Since it feels more personal to hear rejection over the phone, many sellers try to avoid it by resorting to email. In the long run, this is a terrible habit to develop. If you are an AE, you have to speak with people over the phone or in person. You can’t be successful and avoid conversations. Ensuring your SDRs are comfortable and excited to communicate on the phone before they become an AE is an important piece of ensuring they are set up for success.
Too often, SDRs get paired with one or two AEs focused on a specific size, vertical or product line. This limits the SDR’s ability to develop their business acumen. If an SDR is forced to work across different verticals, they will have exposure to many different types of organizational structure. A company in mature industries like Insurance are not structured the same way as cutting-edge tech companies. Schools and government institutions don’t function the same way as Fortune 500 companies.

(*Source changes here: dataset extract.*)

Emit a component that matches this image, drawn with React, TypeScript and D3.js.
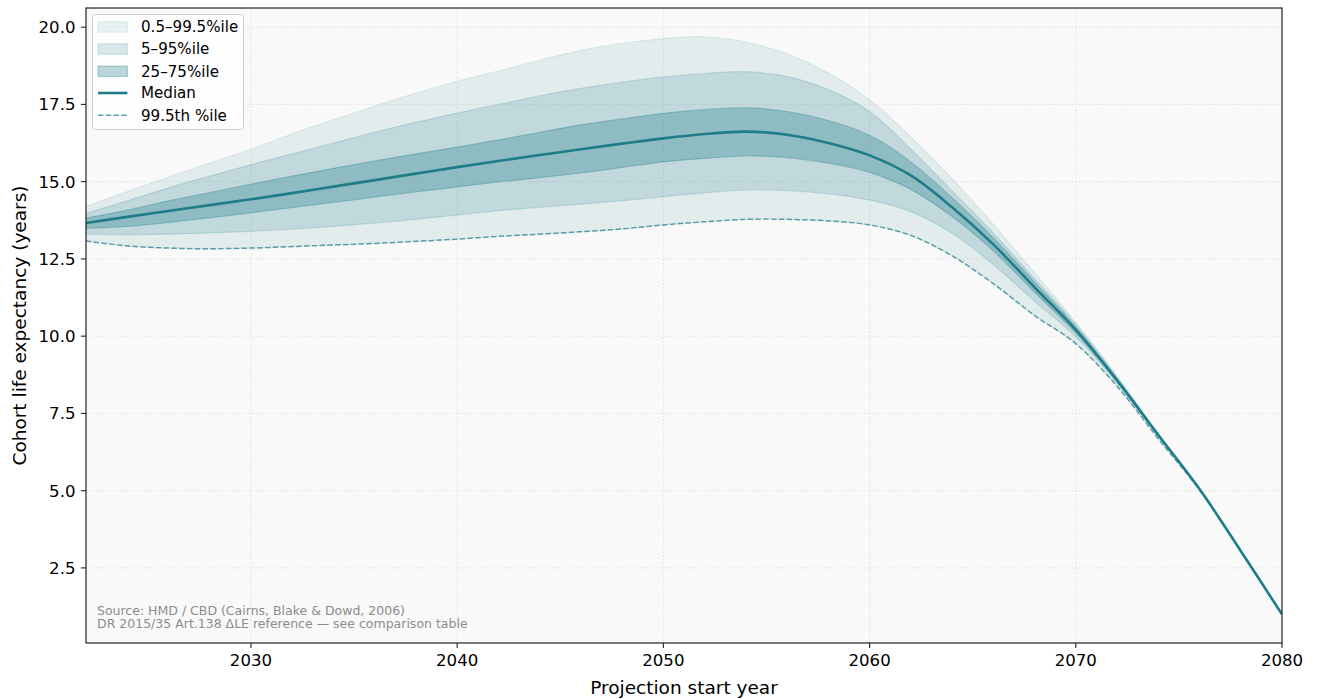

A high performing AE needs to be adept at breaking down a company’s unique organizational structure and separate different types of decision makers. A successful AE knows the concerns of a Director are very different from those of the C-Suite. They should be able to have entirely different conversations with these different buying personas. If SDRs are limited to one type of industry or business unit during the early part of their career, they miss the opportunity to speak with different kinds of executives and gain this valuable insight.
Partnering them with as many account AEs as possible also gives them another key advantage: they get to witness a broad spectrum of selling skillsets. Every SDR should be observing the meetings that they schedule. If they are partnered with a sub-par AE, they don’t get to see what good looks like and won’t have a higher skill set to strive towards.
The SDR position should not exist as a silo. New SDRs need to be exposed to the entirety of the sales cycle, to different AEs, and multiple verticals in order to successfully transition into an Account Executive position. By executing these four steps, you can prepare your SDRs for a long and fruitful career at your sales organization.